President Barack Obama and Vice President Joe Biden, along with with members of the national security team, receive an update on the mission against Osama bin Laden, in the Situation Room of the White House, Sunday, May 1, 2011, in Washington. The image has been digitally altered by the source (the White House) to diffuse the paper in front of Secretary of State Hillary Rodham Clinton. Special report: The killing of Osama bin Laden AP Photo/The White House, Pete Souza

ROME - U.S. Secretary of State Hillary Rodham Clinton said Thursday she has "no idea" what she and the rest of President Barack Obama's national security team were watching at the precise moment that a photographer snapped what has become an iconic image of the operation that killed Osama bin Laden in Pakistan.

"Those were 38 of the most intense minutes," Clinton said of the raid on bin Laden's compound by U.S. Navy SEALs. "I have no idea what any of us were looking at at that particular millisecond when the picture was taken."

The photo was taken by the White House photographer Sunday night as Obama and his national security team monitored the assault. Clinton is covering her mouth with her right hand, but she said Thursday that the gesture might not convey any special significance.

Special Report: The Killing of Osama bin Laden

"I am somewhat sheepishly concerned that it was my preventing one of my early spring allergic coughs," she said. "So, it may have no great meaning whatsoever."

The story behind the photograph has been a subject of intense curiosity, but U.S. officials have refused to discuss details of what exactly was happening when it was taken, saying that could compromise intelligence efforts and capabilities.

Nonetheless, Clinton said bin Laden's death "sent an unmistakable message about the strength and the resolve of the international community to stand against extremism and those who perpetuate it."

Pictures: Tense hours at the White House

"I think our resolve is even stronger after bin Laden's death because we know it will have an impact on those who are on the battlefield in Afghanistan," she said.

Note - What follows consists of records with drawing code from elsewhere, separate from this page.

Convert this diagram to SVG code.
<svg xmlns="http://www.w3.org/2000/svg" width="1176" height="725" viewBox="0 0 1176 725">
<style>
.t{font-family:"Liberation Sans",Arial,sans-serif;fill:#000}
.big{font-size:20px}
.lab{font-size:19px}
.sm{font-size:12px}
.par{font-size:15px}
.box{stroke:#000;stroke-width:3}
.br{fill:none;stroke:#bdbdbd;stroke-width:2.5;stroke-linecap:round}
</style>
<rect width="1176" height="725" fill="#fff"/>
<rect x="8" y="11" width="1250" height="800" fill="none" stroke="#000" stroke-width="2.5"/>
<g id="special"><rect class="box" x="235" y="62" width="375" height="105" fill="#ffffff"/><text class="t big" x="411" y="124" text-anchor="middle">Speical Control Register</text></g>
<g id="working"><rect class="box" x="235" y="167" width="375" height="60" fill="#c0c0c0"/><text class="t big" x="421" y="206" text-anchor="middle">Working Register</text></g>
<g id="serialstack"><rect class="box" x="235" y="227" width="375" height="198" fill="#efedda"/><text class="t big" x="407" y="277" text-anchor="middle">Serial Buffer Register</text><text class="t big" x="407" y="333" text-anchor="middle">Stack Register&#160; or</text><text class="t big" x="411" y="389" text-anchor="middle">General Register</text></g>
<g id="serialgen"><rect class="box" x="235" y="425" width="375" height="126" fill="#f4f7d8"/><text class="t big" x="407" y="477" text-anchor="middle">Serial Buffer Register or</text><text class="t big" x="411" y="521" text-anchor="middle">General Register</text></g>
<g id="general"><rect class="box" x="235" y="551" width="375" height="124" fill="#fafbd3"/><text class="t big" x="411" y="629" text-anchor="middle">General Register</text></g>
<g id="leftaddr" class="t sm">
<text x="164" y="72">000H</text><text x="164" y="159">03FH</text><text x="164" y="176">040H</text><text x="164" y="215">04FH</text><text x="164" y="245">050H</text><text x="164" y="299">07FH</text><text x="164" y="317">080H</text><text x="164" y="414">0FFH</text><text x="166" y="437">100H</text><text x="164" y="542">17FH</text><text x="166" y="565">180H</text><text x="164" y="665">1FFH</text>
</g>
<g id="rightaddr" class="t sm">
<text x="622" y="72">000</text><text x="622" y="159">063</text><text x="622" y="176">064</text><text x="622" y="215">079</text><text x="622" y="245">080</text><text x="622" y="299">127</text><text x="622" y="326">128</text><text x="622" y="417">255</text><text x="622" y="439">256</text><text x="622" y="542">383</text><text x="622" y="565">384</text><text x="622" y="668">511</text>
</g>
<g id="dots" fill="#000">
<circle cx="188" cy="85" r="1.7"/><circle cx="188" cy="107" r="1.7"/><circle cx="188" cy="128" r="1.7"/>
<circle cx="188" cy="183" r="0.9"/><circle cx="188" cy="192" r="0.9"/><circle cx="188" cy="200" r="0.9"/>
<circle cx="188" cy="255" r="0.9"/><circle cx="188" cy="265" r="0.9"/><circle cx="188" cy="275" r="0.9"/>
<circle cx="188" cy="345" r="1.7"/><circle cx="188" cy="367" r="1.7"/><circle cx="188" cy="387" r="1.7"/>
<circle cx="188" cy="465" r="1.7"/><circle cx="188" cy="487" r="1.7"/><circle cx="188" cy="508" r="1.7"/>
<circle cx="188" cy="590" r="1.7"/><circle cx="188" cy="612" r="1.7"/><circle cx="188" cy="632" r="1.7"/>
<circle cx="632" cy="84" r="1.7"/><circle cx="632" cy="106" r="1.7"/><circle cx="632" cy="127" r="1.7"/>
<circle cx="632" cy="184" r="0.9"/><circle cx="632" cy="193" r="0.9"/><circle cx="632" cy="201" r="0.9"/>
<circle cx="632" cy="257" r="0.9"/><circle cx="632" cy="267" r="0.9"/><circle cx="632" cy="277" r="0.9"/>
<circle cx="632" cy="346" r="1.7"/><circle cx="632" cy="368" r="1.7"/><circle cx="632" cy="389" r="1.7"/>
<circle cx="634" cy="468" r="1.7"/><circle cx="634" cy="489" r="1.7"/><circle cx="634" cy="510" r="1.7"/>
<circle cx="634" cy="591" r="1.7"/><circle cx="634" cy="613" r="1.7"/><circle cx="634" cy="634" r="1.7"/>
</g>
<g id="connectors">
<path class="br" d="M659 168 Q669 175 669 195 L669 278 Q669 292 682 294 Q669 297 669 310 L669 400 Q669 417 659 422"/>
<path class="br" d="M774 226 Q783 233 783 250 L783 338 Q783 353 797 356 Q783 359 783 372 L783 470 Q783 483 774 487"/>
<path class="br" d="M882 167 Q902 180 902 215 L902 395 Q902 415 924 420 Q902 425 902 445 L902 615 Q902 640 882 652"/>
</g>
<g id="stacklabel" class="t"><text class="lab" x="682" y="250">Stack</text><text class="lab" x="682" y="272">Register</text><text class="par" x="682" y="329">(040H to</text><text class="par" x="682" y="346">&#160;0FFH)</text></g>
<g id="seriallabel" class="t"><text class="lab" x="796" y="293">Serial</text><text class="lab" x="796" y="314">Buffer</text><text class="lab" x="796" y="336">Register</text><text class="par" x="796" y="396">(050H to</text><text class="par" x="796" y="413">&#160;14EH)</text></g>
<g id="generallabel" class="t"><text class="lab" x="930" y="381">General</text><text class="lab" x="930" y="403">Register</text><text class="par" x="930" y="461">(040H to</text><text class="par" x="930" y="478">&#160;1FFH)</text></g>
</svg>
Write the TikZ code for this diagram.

She and other officials have expressed hope that al Qaeda sympathizers and other militants may now be more inclined to give up violence and rejoin Afghan society.

Clinton said U.S. plans to begin drawing down American forces in Afghanistan in July will continue apace even as she acknowledged that the battle against terrorism was far from over.

"Let us not forget that the battle to stop al Qaeda and its affiliates does not end with one death," she said. "We have to renew our resolve and redouble our efforts, not only in Afghanistan and Pakistan but around the world. It is especially important that there be no doubt that those who pursue a terrorist agenda, the criminals who indiscriminately murder innocent people, will be brought to justice."

Many in the U.S. have questioned Pakistan's reliability as an ally, given that bin Laden was found hiding in plain sight in a military garrison town outside Islamabad. Lawmakers are questioning U.S. aid to Pakistan, something the Obama administration has said is vital to war on terror.

Clinton maintained the U.S. must remain engaged with Pakistan.

"It is not always an easy relationship," she said. "But on the other hand, it is a productive one for both of our countries and we are going to continue to cooperate between our governments, our militaries, our law enforcement agencies."

Clinton spoke during a press conference with Italian Foreign Minister Franco Frattini. She was in Rome for a meeting of the Libyan Contact Group, representatives of 22 nations and five international organizations who are discussing ways to support the rebels fighting longtime Libyan leader Muammar Qaddafi.